▶ Exercise: Set down, exactly as they appear, the lines from the line holding "Write a Python" through the line holding "import plotly.graph_objects as go", inclusive; output nothing outside that range.

▶ Data shown:
····················
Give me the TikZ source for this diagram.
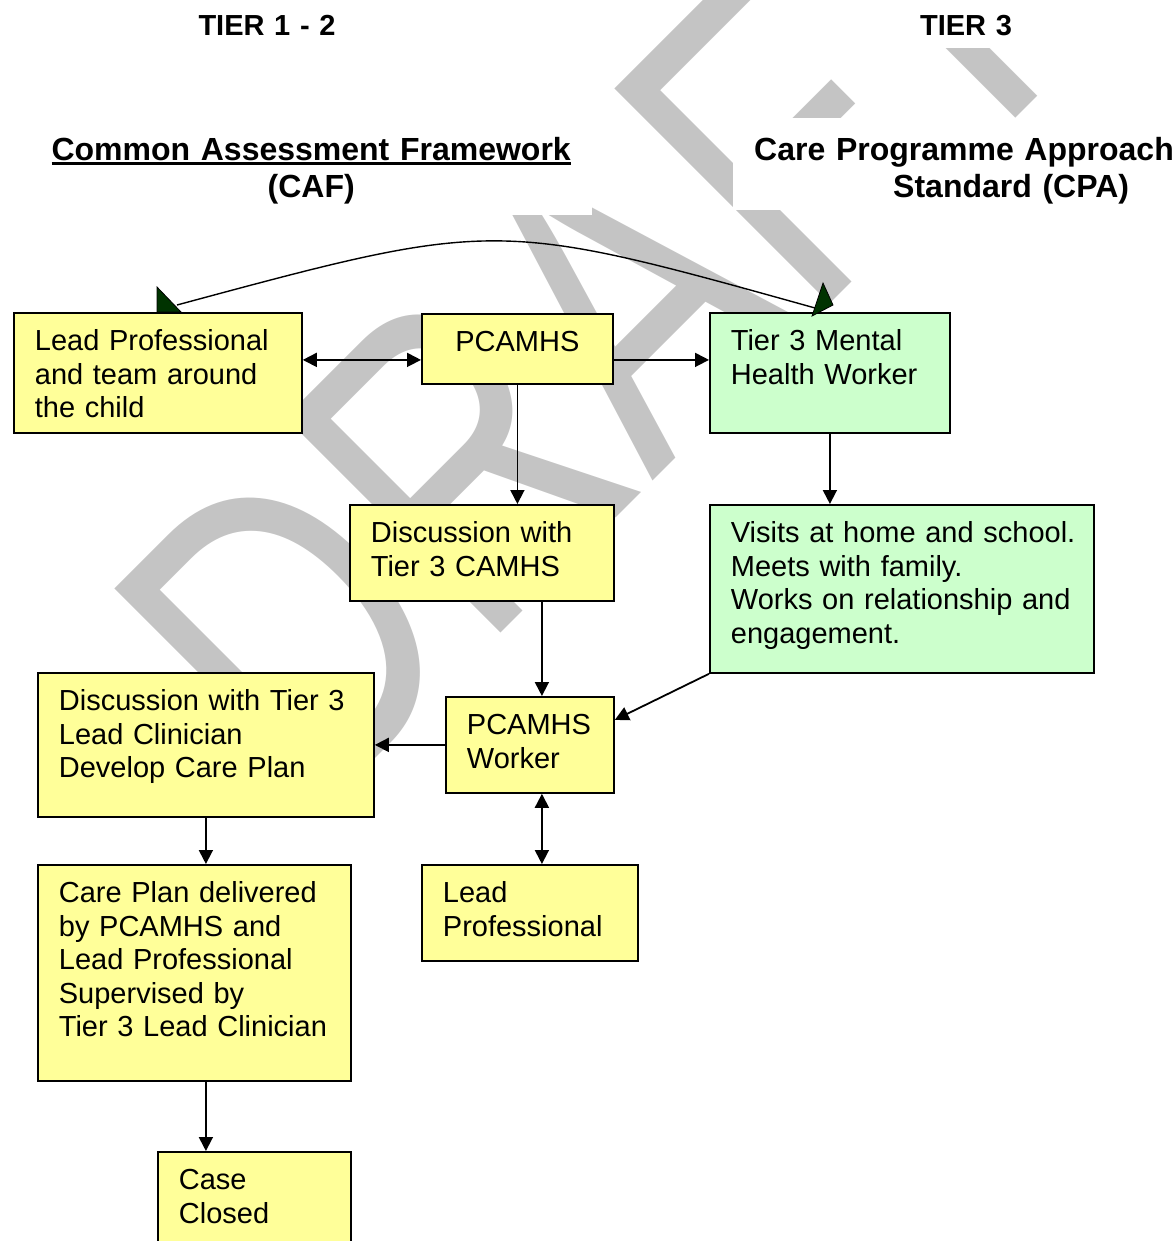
····················
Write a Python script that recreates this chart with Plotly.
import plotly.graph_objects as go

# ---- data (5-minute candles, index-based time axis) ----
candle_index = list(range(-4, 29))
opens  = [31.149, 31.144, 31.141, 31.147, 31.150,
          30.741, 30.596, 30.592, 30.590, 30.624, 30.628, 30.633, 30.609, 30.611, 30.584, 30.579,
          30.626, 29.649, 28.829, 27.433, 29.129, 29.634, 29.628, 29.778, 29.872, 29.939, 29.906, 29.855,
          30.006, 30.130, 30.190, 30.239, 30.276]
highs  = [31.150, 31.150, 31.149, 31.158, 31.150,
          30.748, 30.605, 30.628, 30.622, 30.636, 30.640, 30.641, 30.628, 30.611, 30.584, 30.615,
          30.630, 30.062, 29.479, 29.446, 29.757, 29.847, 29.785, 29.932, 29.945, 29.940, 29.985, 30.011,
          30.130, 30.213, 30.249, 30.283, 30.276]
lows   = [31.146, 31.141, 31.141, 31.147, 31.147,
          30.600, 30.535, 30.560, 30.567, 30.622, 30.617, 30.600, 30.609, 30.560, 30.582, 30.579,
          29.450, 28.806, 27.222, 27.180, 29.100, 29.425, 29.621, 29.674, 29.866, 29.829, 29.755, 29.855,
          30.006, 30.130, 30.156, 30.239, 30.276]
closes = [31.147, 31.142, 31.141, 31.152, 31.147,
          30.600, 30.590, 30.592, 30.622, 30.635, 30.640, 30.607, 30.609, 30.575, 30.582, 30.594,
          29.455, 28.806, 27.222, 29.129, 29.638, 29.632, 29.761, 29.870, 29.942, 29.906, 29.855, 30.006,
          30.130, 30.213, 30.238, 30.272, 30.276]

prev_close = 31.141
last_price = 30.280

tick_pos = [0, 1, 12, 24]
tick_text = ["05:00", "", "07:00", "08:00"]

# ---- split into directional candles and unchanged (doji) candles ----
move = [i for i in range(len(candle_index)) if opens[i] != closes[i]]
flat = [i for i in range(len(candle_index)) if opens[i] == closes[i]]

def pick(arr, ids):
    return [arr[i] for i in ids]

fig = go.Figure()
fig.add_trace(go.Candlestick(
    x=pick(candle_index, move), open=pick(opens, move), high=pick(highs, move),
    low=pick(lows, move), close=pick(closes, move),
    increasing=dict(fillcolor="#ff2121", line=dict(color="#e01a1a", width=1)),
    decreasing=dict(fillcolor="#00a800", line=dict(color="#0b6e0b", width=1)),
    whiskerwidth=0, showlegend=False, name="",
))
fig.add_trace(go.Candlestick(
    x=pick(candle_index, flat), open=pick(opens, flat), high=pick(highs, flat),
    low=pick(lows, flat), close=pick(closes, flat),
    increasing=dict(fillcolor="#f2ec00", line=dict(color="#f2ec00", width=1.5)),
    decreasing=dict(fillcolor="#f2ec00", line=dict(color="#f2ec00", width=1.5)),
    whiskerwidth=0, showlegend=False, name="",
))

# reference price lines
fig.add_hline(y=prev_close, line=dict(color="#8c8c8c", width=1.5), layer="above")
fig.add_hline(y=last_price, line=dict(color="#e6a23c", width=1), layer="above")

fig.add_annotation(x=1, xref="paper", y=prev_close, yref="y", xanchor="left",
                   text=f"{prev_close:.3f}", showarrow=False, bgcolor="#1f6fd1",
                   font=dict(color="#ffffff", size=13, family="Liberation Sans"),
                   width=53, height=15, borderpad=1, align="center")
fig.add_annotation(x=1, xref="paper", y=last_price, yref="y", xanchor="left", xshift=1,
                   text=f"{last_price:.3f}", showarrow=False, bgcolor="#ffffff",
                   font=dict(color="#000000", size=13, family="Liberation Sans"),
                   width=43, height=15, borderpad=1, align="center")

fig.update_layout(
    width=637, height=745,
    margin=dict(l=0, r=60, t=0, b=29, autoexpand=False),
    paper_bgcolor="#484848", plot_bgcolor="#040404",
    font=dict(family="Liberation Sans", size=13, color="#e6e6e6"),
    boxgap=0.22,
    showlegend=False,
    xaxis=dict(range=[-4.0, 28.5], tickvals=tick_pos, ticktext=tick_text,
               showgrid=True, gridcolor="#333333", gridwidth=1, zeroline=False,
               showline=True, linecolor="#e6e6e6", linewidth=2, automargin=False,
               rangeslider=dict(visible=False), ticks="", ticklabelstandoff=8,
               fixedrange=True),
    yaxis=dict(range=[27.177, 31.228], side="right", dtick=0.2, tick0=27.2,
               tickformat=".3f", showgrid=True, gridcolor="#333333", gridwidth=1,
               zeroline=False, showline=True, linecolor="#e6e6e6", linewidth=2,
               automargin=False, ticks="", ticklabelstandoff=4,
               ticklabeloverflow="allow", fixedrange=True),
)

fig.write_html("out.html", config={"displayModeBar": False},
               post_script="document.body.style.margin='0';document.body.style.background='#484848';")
····················
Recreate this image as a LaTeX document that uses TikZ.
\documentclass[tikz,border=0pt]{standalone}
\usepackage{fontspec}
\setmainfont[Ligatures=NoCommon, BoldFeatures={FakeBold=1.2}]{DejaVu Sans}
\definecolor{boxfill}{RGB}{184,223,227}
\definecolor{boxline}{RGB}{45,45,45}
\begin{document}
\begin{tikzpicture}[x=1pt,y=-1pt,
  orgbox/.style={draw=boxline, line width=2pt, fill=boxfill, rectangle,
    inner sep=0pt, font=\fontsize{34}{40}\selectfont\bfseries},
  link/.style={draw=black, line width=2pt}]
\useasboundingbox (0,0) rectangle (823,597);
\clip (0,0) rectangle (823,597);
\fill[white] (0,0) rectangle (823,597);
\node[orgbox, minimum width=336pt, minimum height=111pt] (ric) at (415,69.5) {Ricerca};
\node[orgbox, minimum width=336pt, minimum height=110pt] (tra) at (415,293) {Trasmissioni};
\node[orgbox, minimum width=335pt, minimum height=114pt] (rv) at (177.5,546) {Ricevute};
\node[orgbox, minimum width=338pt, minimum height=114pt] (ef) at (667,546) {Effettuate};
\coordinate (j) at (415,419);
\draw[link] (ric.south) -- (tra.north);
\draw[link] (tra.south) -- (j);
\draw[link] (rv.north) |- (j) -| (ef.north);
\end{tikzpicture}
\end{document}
····················
▶ Problem solution:
Write a Python script that recreates this chart with Plotly.
import plotly.graph_objects as go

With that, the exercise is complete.